This was originally posted on the mojolive blog 5 years ago, but I want to preserve it here if/when it goes down.
When I started working as a web developer, there wasn’t a lot of guidance about what that meant as a career choice. Of course, back then we were getting over the excitement of the blink tag and the new design opportunities afforded by table tags. I had to figure out a career path, and I did manage to do just that by watching a lot of soccer.
1. It’s not a solo effort.
Rare is the player that can take the ball from one end line, dribble past 11 opponents, and score the winning goal. Even if they manage to do it during a game, they’re likely to use their hand to score the next goal.
It is tempting to think of your career as a solo effort, particularly in technical fields where introverts seek shelter. But the people you work alongside, meet at conventions, and connect with can be invaluable resources when you’re looking for the next challenge in your career. Even at a small company, you’ll have to work alongside other programmers, manager, designers, and end users.
It pays off to make the effort and get to know them beyond the current project, I wouldn’t be working at mojoLive if I hadn’t worked with Sandy previously. Take part in your local community events and conferences too, they’re great for expanding your network’s reach outside of colleagues, schoolmates, and clients.
2. Serendipity complements planning
When you’re watching a game, and maybe dreading a scoreless tie, the entire game can change instantly. A player with a simple flick, a mazy dribble, or an audacious goal can change the tempo and momentum of the rest of the match. It’s impossible for a soccer coach to plan every movement or play, like an American football or baseball manager.
It’s also impossible to plan every single move in a career, no matter how good your plan is; economic conditions can change and new technologies may become popular. You have to leave room for chance and serendipity to play a part in your career, and be willing to take a risk and make a change when an opportunity presents itself.
3. Keep your skills sharp
Once a player passes 30 years old, fans and coaches inevitably start asking how much longer they can play. Like any other athlete, the shelf life of a soccer player is limited by his physical condition. Some players can defy time; Preki was named Major League Soccer’s MVP at the ripe old age of 40.
For most of us, physical traits don’t affect our job performance so drastically. But, your own shelf life is limited by the skills you acquire and use each year. If you find yourself in a rut, using the same programming language all the time, one technology stack, or targeting a single platform, make it a point to look outside your comfort zone.
4. The good players practice, practice, practice
The best players have an almost single-minded focus on soccer. It might make them dull at dinner parties but it gives them an edge. They spend extra time after practice running through drills on their own, or hitting the gym on their off days.
Likewise, extra-curricular projects can help you learn something new. Always building Drupal sites? Check out python and django. Have an idea that could be a useful product? Build it in your spare time, to see just what it takes to build something from start to finish.
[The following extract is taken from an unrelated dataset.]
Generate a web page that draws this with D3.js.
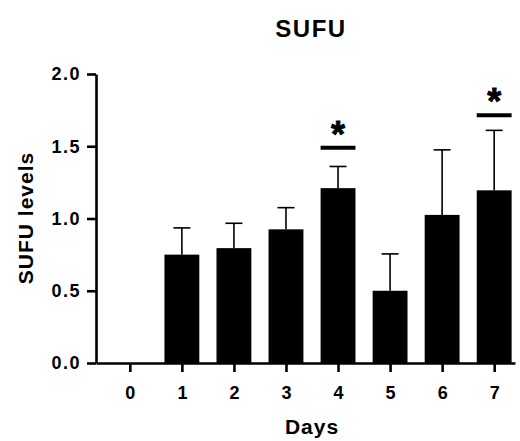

5. Play with the best to get better
I came to the game late and only started playing soccer recreationally in college. I quickly learned that playing with better players made me improve faster. Not that I ever became more than a barely adequate player, but playing with them meant I had to try to be quicker, and play smarter.
Once you find a comfort zone, it’s tempting to stay in it but you risk stagnation. If you find that you’re a big fish in a little pond or you’re a little bored with the work you’re doing, its time to think about working on more ambitious projects. For programmers, a ready avenue to collaborate with other top-notch developers is through open source projects, or simply sharing code on github.
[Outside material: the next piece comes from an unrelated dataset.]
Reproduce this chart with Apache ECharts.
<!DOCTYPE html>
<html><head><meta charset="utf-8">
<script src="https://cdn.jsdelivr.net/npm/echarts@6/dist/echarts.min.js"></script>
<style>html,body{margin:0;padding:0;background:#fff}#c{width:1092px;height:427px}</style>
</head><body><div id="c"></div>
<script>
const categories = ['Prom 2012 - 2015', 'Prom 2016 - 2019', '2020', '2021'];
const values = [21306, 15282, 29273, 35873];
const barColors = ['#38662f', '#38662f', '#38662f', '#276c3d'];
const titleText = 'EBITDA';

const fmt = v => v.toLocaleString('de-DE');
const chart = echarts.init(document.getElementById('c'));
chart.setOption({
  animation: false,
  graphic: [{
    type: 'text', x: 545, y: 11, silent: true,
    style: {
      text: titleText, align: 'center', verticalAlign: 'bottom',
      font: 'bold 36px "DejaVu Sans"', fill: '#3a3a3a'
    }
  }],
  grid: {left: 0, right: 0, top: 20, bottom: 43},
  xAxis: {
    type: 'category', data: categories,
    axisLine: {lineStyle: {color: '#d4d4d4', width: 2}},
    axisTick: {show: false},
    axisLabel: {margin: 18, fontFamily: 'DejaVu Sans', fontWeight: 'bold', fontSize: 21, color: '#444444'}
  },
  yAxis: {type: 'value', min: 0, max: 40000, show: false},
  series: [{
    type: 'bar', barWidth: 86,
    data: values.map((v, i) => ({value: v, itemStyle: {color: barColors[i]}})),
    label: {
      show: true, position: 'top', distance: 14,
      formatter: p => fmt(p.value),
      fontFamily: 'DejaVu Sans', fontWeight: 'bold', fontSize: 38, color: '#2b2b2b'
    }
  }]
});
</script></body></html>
6. Don’t be a one trick pony
It seems every team has at least one player who is one dimensional but the coach loves for some reason. The worst is watching a player who can only shoot with his left foot. Inevitably, they’ll be one-on-one with the goalkeep, but the ball will be on their right foot. As they waste time maneauvering to get the ball on their favored left foot, a defender has time to recover and tackle the ball away.
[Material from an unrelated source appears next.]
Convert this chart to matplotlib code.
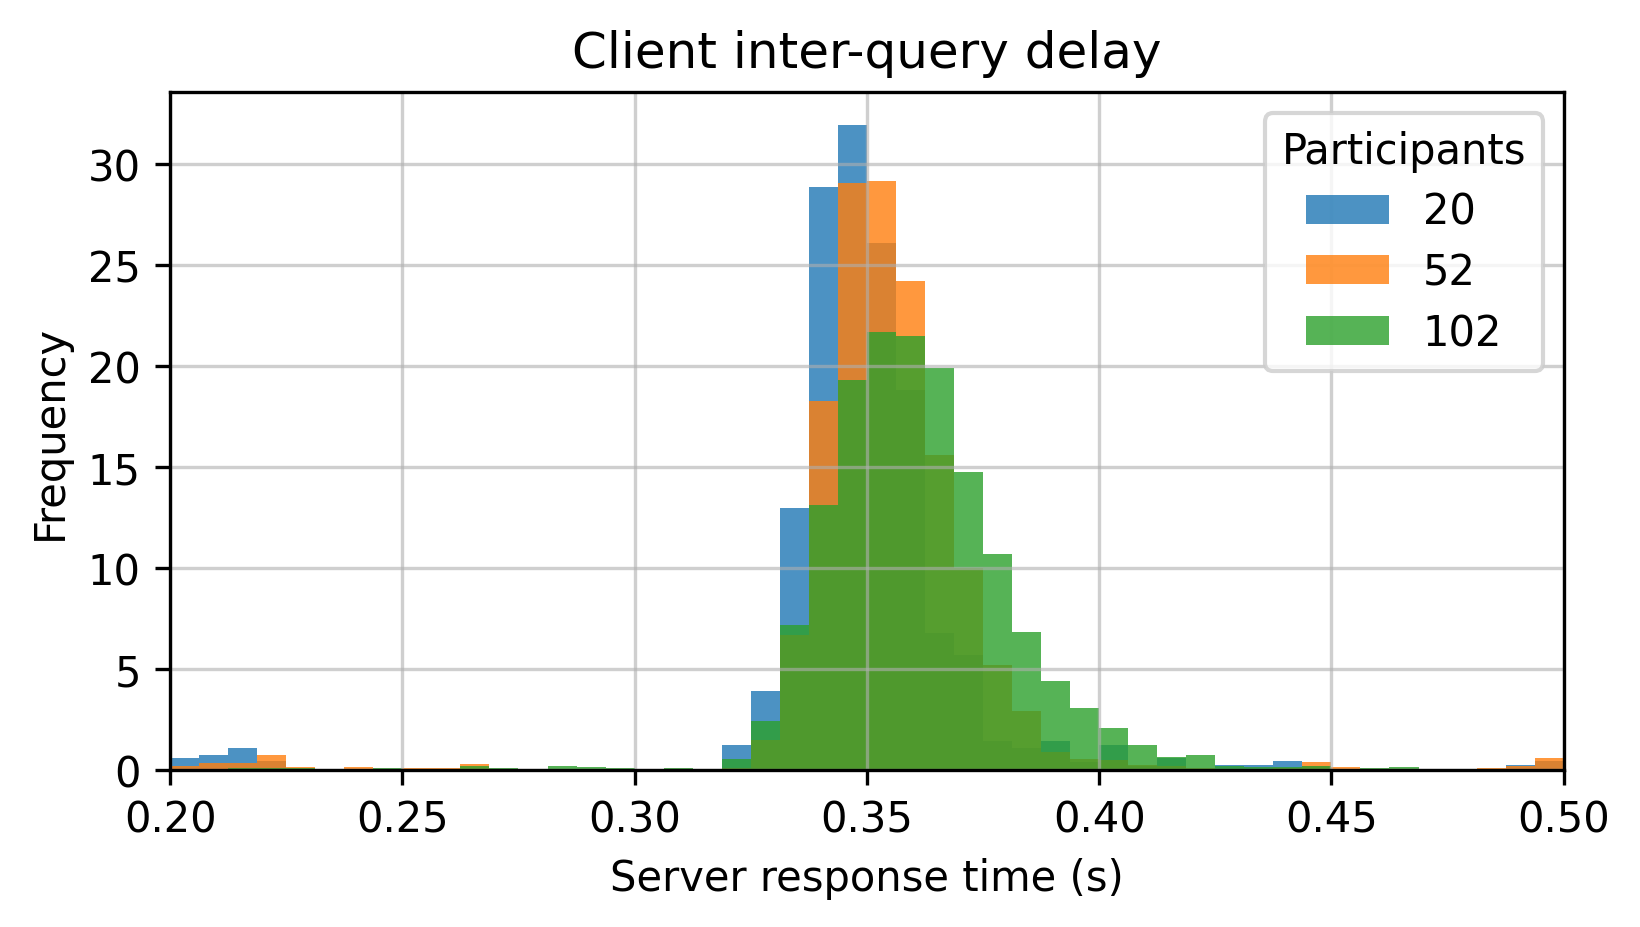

Don’t be predictable. Don’t stick blindly to always using the same solution whether its PHP, Drupal, or jQuery. For some projects, you’ll waste time trying to fit a square peg into a round hole, when a faster, cheaper solution. It’s also tempting to think of yourself as a “Back-end programmer” or a “Front-end engineer”. Learning to do both not only improves your versatility, but you can speak intelligently about what it takes to do both.